I cry easily. You can call it a fault. I call it a blessing. My heart is often moved to tears and so it was on this day of attending a Caregivers Retreat.
I heard stories. I “felt” stories.
And as I sat there, in that small circle of nine caregivers, I wept at our courage, our willingness to do the “hard” things in life for those we love, and our struggle to find self-love and self-nurturing in the process.
Before we shared, we were asked to write the name of the loved one we care for and then our name on a slip of paper. We placed these in a bowl on the table. We prayed. Then we shared. Many stories. One story.
One young woman has been caring for her husband who has a neurological, degenerative disease for the last seven years. She has reframed her life, calling it “monastic.” She sees her love and ministry to her spouse as a vocation, as a time of solitude and prayer.
Another woman has a small child at home and is expecting another child. She helped her father as he died and now has a mother with Alzheimer’s living with her and her husband. She shared, “My mother is forgetting to take showers. She won’t wash the one sweater she wears every day and gets upset if I wash it.”

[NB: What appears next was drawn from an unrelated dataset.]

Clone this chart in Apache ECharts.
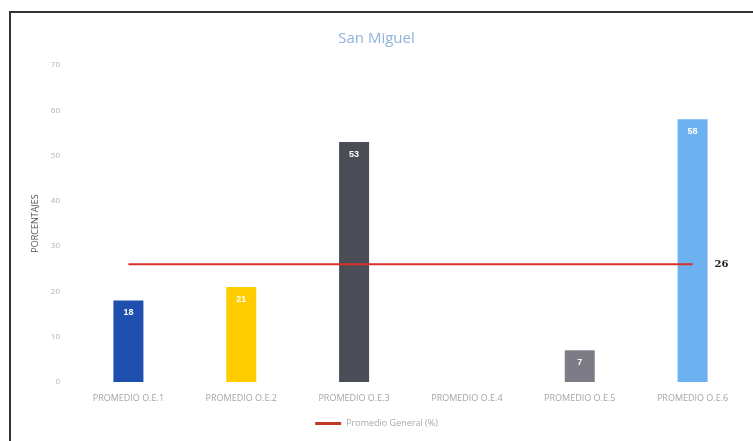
<!DOCTYPE html>
<html>
<head>
<meta charset="utf-8">
<script src="https://cdn.jsdelivr.net/npm/echarts@6/dist/echarts.min.js"></script>
<style>
html,body{margin:0;padding:0;background:#fff;overflow:hidden;}
#frame{position:absolute;left:9px;top:11px;width:760px;height:440px;border:2px solid #333;box-sizing:border-box;}
#c{position:absolute;left:0;top:0;width:753px;height:441px;}
</style>
</head>
<body>
<div id="frame"></div>
<div id="c"></div>
<script>
const categories = ['PROMEDIO O.E.1','PROMEDIO O.E.2','PROMEDIO O.E.3','PROMEDIO O.E.4','PROMEDIO O.E.5','PROMEDIO O.E.6'];
const barValues = [18, 21, 53, 0, 7, 58];
const barColors = ['#1f4fae','#ffcc00','#4a4d56','#888888','#7d7b85','#6cb2f0'];
const averageValues = [26, 26, 26, 26, 26, 26];
const yTicks = [0, 10, 20, 30, 40, 50, 60, 70];

const chart = echarts.init(document.getElementById('c'));
chart.setOption({
  animation: false,
  backgroundColor: 'transparent',
  title: {
    text: 'San Miguel', left: 'center', top: 26,
    textStyle: {color: '#8fb3dc', fontSize: 15, fontWeight: 'normal', fontFamily: 'Open Sans'}
  },
  legend: {
    data: ['Promedio General (%)'], bottom: 8, left: 'center',
    itemWidth: 26, itemHeight: 3, icon: 'rect',
    textStyle: {color: '#aaa', fontSize: 9, fontFamily: 'Open Sans'}
  },
  grid: {left: 72, right: 4, top: 65, bottom: 59},
  xAxis: {
    type: 'category', data: categories,
    axisLine: {show: false}, axisTick: {show: false},
    axisLabel: {color: '#a5a5a5', fontSize: 9, margin: 12, fontFamily: 'Open Sans'}
  },
  yAxis: {
    type: 'value', min: yTicks[0], max: yTicks[yTicks.length-1], interval: 10,
    name: 'PORCENTAJES', nameLocation: 'middle', nameGap: 31, nameRotate: 90,
    nameTextStyle: {color: '#555', fontSize: 9, fontFamily: 'Open Sans'},
    axisLine: {show: false}, axisTick: {show: false}, splitLine: {show: false},
    axisLabel: {color: '#b0b0b0', fontSize: 8, margin: 12, fontFamily: 'Open Sans'}
  },
  series: [
    {
      name: 'Promedios', type: 'bar', barWidth: 30,
      data: barValues.map((v, i) => ({value: v, itemStyle: {color: barColors[i]}})),
      label: {
        show: true, position: 'insideTop', distance: 8, color: '#fff', fontSize: 9, fontWeight: 'bold',
        formatter: p => p.value ? String(p.value) : ''
      }
    },
    {
      name: 'Promedio General (%)', type: 'line', data: averageValues,
      symbol: 'none', z: 5,
      lineStyle: {color: '#d8312a', width: 2},
      itemStyle: {color: '#c0392b'},
      endLabel: {show: true, color: '#222', fontSize: 10, fontWeight: 'bold', distance: 22, fontFamily: 'DejaVu Serif'}
    }
  ]
});
</script>
</body>
</html>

A woman in her 70s shared how after a few years of marriage her husband had a tragic fall and broke his neck. He is a paraplegic and she has been caring for him for the last 35 years, while she worked as a nurse and raised children. After her husband’s accident, she recalled standing outside in her garden, asking herself, “How am I going to do this?”
She said: “I’ve learned to tell myself today was good. Tomorrow? I don’t know yet. But today was fine and God was there.”

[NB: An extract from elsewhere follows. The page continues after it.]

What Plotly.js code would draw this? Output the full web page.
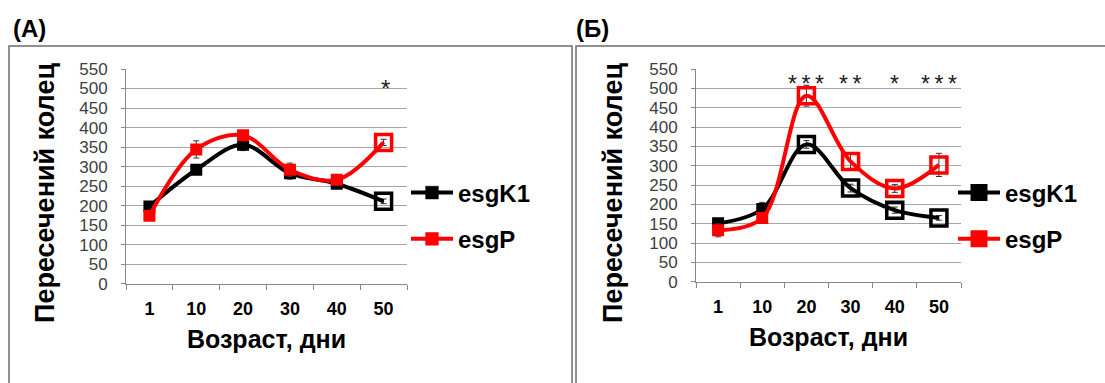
<!DOCTYPE html>
<html><head><meta charset="utf-8">
<script src="https://cdn.plot.ly/plotly-3.0.1.min.js"></script>
<style>html,body{margin:0;padding:0;background:#fff}#c{width:1105px;height:383px}</style>
</head><body><div id="c"></div>
<script>
// ---- data ----
const days = ['1', '10', '20', '30', '40', '50'];
const seriesNames = ['esgK1', 'esgP'];
// Panel (A)
const aK1 = [198, 292, 356, 283, 256, 211];
const aK1Err = [8, 8, 15, 15, 8, 6];
const aP = [174, 344, 380, 292, 266, 362];
const aPErr = [10, 22, 10, 17, 12, 8];
const aOpen = [false, false, false, false, false, true];
const aSig = ['', '', '', '', '', '*'];
// Panel (Б)
const bK1 = [151, 188, 355, 242, 185, 165];
const bK1Err = [6, 17, 10, 10, 8, 6];
const bP = [133, 165, 481, 311, 241, 302];
const bPErr = [17, 8, 27, 18, 10, 30];
const bOpen = [false, false, true, true, true, true];
const bSig = ['', '', '*\u2009*\u2009*', '*\u2009*', '*', '*\u2009*\u2009*'];
const panelLabels = ['(A)', '(Б)'];
const xTitle = 'Возраст, дни';
const yTitle = 'Пересечений колец';

// ---- layout helpers (pixels -> paper) ----
const W = 1105, H = 383;
const px = v => v / W;
const py = v => (H - v) / H;
const FONT = 'Liberation Sans, Arial, sans-serif';

function mkTrace(name, y, err, open, color, xa, ya, legend) {
  return {
    type: 'scatter', mode: 'lines+markers', name: name,
    x: days, y: y, xaxis: xa, yaxis: ya, legend: legend,
    legendgroup: name + xa,
    line: {color: color, width: 4, shape: 'spline', smoothing: 1},
    marker: {
      color: color, opacity: 1,
      symbol: open.map(o => o ? 'square-open' : 'square'),
      size: open.map(o => o ? 16 : 12),
      line: {color: color, width: open.map(o => o ? 3.5 : 0)}
    },
    error_y: {type: 'data', array: err, visible: true, color: '#333', thickness: 1, width: 3}
  };
}

const traces = [
  mkTrace(seriesNames[0], aK1, aK1Err, aOpen, '#000000', 'x', 'y', 'legend'),
  mkTrace(seriesNames[1], aP, aPErr, aOpen, '#ff0000', 'x', 'y', 'legend'),
  mkTrace(seriesNames[0], bK1, bK1Err, bOpen, '#000000', 'x2', 'y2', 'legend2'),
  mkTrace(seriesNames[1], bP, bPErr, bOpen, '#ff0000', 'x2', 'y2', 'legend2')
];

function xAxis(dom, anchor) {
  return {
    domain: dom, anchor: anchor, type: 'category', range: [-0.5, 5.5], autorange: false,
    showline: true, linecolor: '#888', linewidth: 1,
    ticks: 'outside', tickson: 'boundaries', ticklen: 5, tickcolor: '#888',
    showgrid: false, zeroline: false,
    tickfont: {family: FONT, size: 18, color: '#000', weight: 'bold'},
    ticklabelstandoff: 9,
    title: {text: xTitle, font: {family: FONT, size: 25, color: '#000', weight: 'bold'}, standoff: 12}
  };
}
function yAxis(dom, anchor) {
  return {
    domain: dom, anchor: anchor, range: [0, 550], autorange: false, dtick: 50,
    showline: true, linecolor: '#888', linewidth: 1,
    ticks: 'outside', ticklen: 4, tickcolor: '#888',
    showgrid: true, gridcolor: '#a6a6a6', gridwidth: 1, zeroline: false,
    tickfont: {family: FONT, size: 17, color: '#404040'},
    ticklabelstandoff: 10
  };
}

const annotations = [];
days.forEach((d, i) => {
  if (aSig[i]) annotations.push({xref: 'x', yref: 'y', x: i, y: 500, text: aSig[i], showarrow: false,
    xshift: 2, font: {family: FONT, size: 24, color: '#222'}});
  if (bSig[i]) annotations.push({xref: 'x2', yref: 'y2', x: i, y: 510, text: bSig[i], showarrow: false,
    font: {family: FONT, size: 23, color: '#222'}});
});
annotations.push({xref: 'paper', yref: 'paper', x: px(11), y: py(28), xanchor: 'left', yanchor: 'middle',
  text: panelLabels[0], showarrow: false, font: {family: FONT, size: 24, color: '#000', weight: 'bold'}});
annotations.push({xref: 'paper', yref: 'paper', x: px(574), y: py(28), xanchor: 'left', yanchor: 'middle',
  text: panelLabels[1], showarrow: false, font: {family: FONT, size: 24, color: '#000', weight: 'bold'}});
// rotated y-axis titles
[[45, 193], [613, 193]].forEach(p => annotations.push({
  xref: 'paper', yref: 'paper', x: px(p[0]), y: py(p[1]), xanchor: 'center', yanchor: 'middle',
  text: yTitle, textangle: -90, showarrow: false,
  font: {family: FONT, size: 27, color: '#000', weight: 'bold'}}));

const legendBase = {
  xref: 'paper', yref: 'paper', yanchor: 'middle', xanchor: 'left',
  bgcolor: 'rgba(0,0,0,0)', borderwidth: 0, tracegroupgap: 12,
  font: {family: FONT, size: 24, color: '#000', weight: 'bold'},
  itemwidth: 42
};

const layout = {
  width: W, height: H, margin: {l: 0, r: 0, t: 0, b: 0},
  paper_bgcolor: '#fff', plot_bgcolor: '#fff', showlegend: true,
  xaxis: xAxis([px(126), px(407)], 'y'),
  yaxis: yAxis([py(283.7), py(69)], 'x'),
  xaxis2: xAxis([px(696), px(961)], 'y2'),
  yaxis2: yAxis([py(281.7), py(69)], 'x2'),
  legend: Object.assign({}, legendBase, {x: px(406), y: py(216)}),
  legend2: Object.assign({}, legendBase, {x: px(953), y: py(216)}),
  annotations: annotations,
  shapes: [
    {type: 'rect', xref: 'paper', yref: 'paper', x0: px(9), x1: px(572), y0: -0.2, y1: py(46),
      line: {color: '#6e6e6e', width: 1.5}},
    {type: 'rect', xref: 'paper', yref: 'paper', x0: px(576), x1: 1.05, y0: -0.2, y1: py(46),
      line: {color: '#6e6e6e', width: 1.5}}
  ]
};

Plotly.newPlot('c', traces, layout, {displayModeBar: false, staticPlot: true});
</script></body></html>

The Sister of Mercy who ran the retreat said that throughout all of this “God is in the mess. God is WITH us through the mess.”
But how do we find God in that mess? How do we feel that Divine presence and find peace when someone we love is in pain? How do we find balance when we toilet them, clean them, bathe them — how do we give them the dignity they deserve? How do we give ourselves the compassion and care we need doing all that and more?

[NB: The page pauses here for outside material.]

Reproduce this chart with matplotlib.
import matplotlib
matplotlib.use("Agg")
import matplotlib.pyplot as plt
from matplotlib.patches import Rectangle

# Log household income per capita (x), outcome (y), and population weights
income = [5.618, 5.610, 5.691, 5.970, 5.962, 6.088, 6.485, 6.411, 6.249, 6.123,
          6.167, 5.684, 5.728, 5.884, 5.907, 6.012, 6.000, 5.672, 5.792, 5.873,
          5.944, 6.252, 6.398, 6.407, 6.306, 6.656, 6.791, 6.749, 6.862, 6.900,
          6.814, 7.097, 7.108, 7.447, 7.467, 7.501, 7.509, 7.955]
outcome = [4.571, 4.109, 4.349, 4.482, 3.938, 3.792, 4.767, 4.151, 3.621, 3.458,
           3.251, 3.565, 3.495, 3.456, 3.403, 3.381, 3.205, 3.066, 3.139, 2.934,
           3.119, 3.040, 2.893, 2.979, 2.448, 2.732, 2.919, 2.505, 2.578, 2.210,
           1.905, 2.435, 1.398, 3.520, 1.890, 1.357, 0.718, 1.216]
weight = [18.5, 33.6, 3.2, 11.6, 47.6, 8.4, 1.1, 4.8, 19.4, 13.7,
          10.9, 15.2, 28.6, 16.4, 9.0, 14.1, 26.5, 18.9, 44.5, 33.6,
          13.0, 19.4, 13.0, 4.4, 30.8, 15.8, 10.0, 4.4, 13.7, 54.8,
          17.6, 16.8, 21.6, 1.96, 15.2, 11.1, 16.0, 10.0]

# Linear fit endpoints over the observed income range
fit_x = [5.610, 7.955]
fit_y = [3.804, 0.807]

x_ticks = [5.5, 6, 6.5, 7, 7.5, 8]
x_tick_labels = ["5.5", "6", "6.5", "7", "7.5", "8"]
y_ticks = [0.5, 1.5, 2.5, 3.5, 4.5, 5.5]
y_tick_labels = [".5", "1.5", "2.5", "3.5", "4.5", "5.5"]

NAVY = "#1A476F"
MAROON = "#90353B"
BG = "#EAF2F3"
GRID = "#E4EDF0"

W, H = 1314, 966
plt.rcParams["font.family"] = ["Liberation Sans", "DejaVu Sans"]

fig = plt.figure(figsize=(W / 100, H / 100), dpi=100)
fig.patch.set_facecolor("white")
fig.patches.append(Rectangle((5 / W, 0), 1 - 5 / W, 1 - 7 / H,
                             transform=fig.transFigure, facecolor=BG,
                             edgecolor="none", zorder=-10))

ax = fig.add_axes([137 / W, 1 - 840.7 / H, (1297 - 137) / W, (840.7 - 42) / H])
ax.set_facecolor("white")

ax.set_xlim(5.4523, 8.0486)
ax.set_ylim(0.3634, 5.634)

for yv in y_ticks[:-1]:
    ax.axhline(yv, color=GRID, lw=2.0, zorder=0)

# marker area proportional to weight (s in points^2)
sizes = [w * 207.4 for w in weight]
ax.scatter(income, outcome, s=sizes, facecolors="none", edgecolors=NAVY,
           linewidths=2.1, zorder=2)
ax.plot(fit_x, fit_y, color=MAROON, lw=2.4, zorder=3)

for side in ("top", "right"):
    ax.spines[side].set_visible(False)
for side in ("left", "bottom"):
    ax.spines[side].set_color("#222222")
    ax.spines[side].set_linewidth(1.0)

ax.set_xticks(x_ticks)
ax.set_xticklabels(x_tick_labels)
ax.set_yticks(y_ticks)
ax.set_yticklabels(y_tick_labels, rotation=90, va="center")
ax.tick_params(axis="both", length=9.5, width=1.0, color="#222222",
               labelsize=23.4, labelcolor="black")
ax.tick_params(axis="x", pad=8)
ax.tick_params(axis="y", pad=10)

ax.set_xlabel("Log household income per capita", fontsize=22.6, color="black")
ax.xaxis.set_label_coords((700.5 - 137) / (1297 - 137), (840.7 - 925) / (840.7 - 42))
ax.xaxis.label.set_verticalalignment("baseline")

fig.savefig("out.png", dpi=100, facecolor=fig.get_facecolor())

We didn’t get into answers or solutions during this retreat day. But we listened and witnessed to each other. It was a safe space to express our anger — and there was anger — about why God would allow our loved ones to suffer. Why, as one woman shared, would God visit her mother with Alzheimer’s, her mother who could once arrange a meal in an elegant dining room but now could eat food only with her fingers and hands?
As another woman shared her story, I kept hearing her say again and again, “I keep holding my breath.”
Her words rambled in my heart. This is what much of the last three years has felt like for me since dad had the stroke — holding my breath.
So, as we were given some free time to walk the grounds and gardens, I reminded myself to breathe. Just breathe. That a conscious, deliberate breath was a “yes” to life and a “yes” to myself.
I am learning to accept and “be” with what is, no matter what it is. Whether it’s being present to dad’s pain, to watching his decline, to getting him in the car with his walker and to a doctor’s appointment, to the dread of what any given day might bring.
To the acceptance of the small joys — dad’s eyes lighting up when he sees me, his smile, to hearing him say “I love you.”
Most of all, I continue to learn to let go. Again and again. Of what I can or can’t do, of my hope that others would help but they haven’t (even though I’ve asked), of my own expectations of myself. Of my desire to run away from it all, as many today expressed so painfully.
And yes, I am learning to take better care of myself. Naps. Walks. A good book. Some days it’s easier than others.
In the end, we spoke of choice. About everything. The choice of owning our feelings, to our choice to care for those we love and to care for ourselves as well.
And so, I am choosing. I choose to care for dad because — in my own soul of souls — I feel I am being asked by the Divine to do this right now, to “be” this right now. Many others today felt the same. Many of us felt it a “privilege” to care for those we love.
I am also choosing to love myself, to have more self-compassion, to do “small” things that give me joy.
At the end of the day, we were asked to take a slip of paper from the bowl and to pray for the person being cared for and the caregiver. I am doing this. Not just for her and her loved one, but for caregivers everywhere.
And as the day ended, I was no longer crying, but thankful. I was in gratitude and awe of our bravery, our courage, our individual and collective journey.
Most of all I reminded myself to breathe. Just breathe.
Moment to moment to moment.
(Blogger’s Note: I have intentionally not used names and changed story details in respect for those present at this retreat.)